“Smear” rhetoric aside (not having seen the show, I’ve no way to judge it, nor do I trust the predictable reaction from the Kerry campaign team), it certainly feels like…
“Smear” rhetoric aside (not having seen the show, I’ve no way to judge it, nor do I trust the predictable reaction from the Kerry campaign team), it certainly feels like an escalation of the awful campaigning-by-media-proxy trend of the current election cycle for the Sinclair broadcast group to preempt normal programming for an anti-Kerry film.
Sinclair has told its stations — many of them in political swing states such as Ohio and Florida — to air “Stolen Honor: Wounds That Never Heal,” sources said. The film, funded by Pennsylvania veterans and produced by a veteran and former Washington Times reporter, features former POWs accusing Kerry — a decorated Navy veteran turned war protester — of worsening their ordeal by prolonging the war. Sinclair will preempt regular prime-time programming from the networks to show the film, which may be classified as news programming, according to TV executives familiar with the plan.
Because what this campaign needs, of course, is more mudslinging.
On the other hand, I tend to fall on the side of free speech (and free criticism thereof) in such things. How many of the folks protesting Sinclair’s actions here would be objecting if they were broadcasting Fahrenheit 911 (which, in fact, may show up the night before the election on pay-per-view), or a Moveon.org anti-Bush documentary?

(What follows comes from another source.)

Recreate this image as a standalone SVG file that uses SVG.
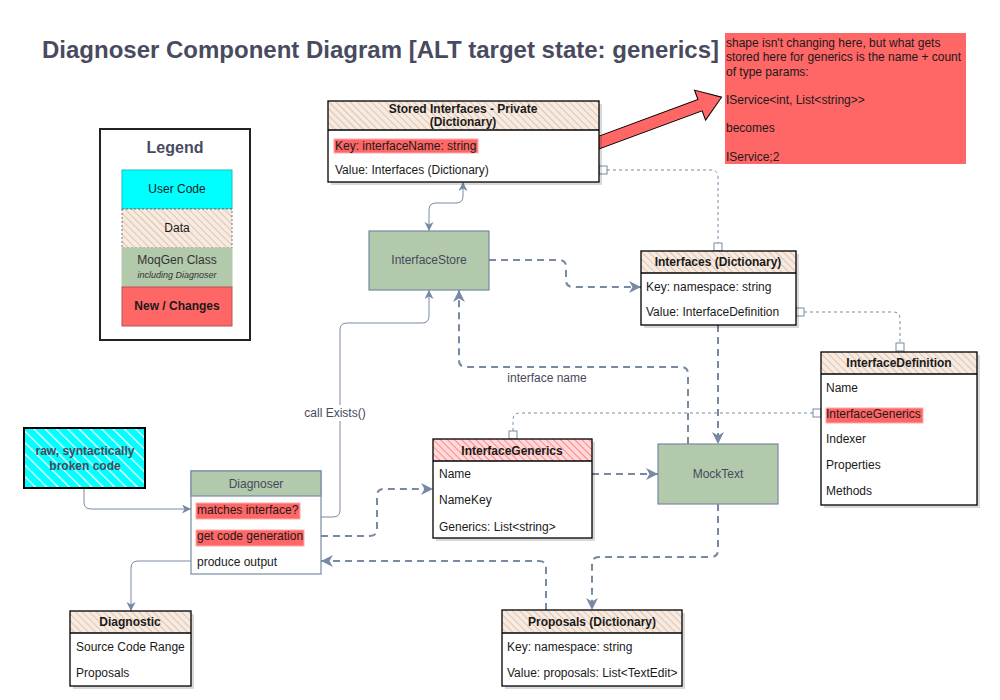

I seriously doubt it.
Classifying the broadcast as “news” strikes me the same as classifying F911 as a “documentary,” and putting on a discussion panel to which Kerry is invited doesn’t seem to be “fair” (and, thus, may be subject to FCC action) — but, then, I’d still rather put such stuff out there and let people refute it than try to silence it ahead of time. Free speech needs to outweigh civility and fairness, especially in an environment where civility seems to have already gone by the wayside, and fairness is well on its way there, too.
Truth is great and will prevail if left to herself. She is the proper and sufficient antagonist to error, and has nothing to fear from conflict, unless by human interposition disarmed of her natural weapons, free argument and debate, errors ceasing to be dangerous when it is permitted freely to contradict them.
      — Thomas Jefferson
Of course, I’m also not convinced by any means that what either Kerry or Bush were doing three decades or so ago bear that much relevance to what they are doing or proposing to do now.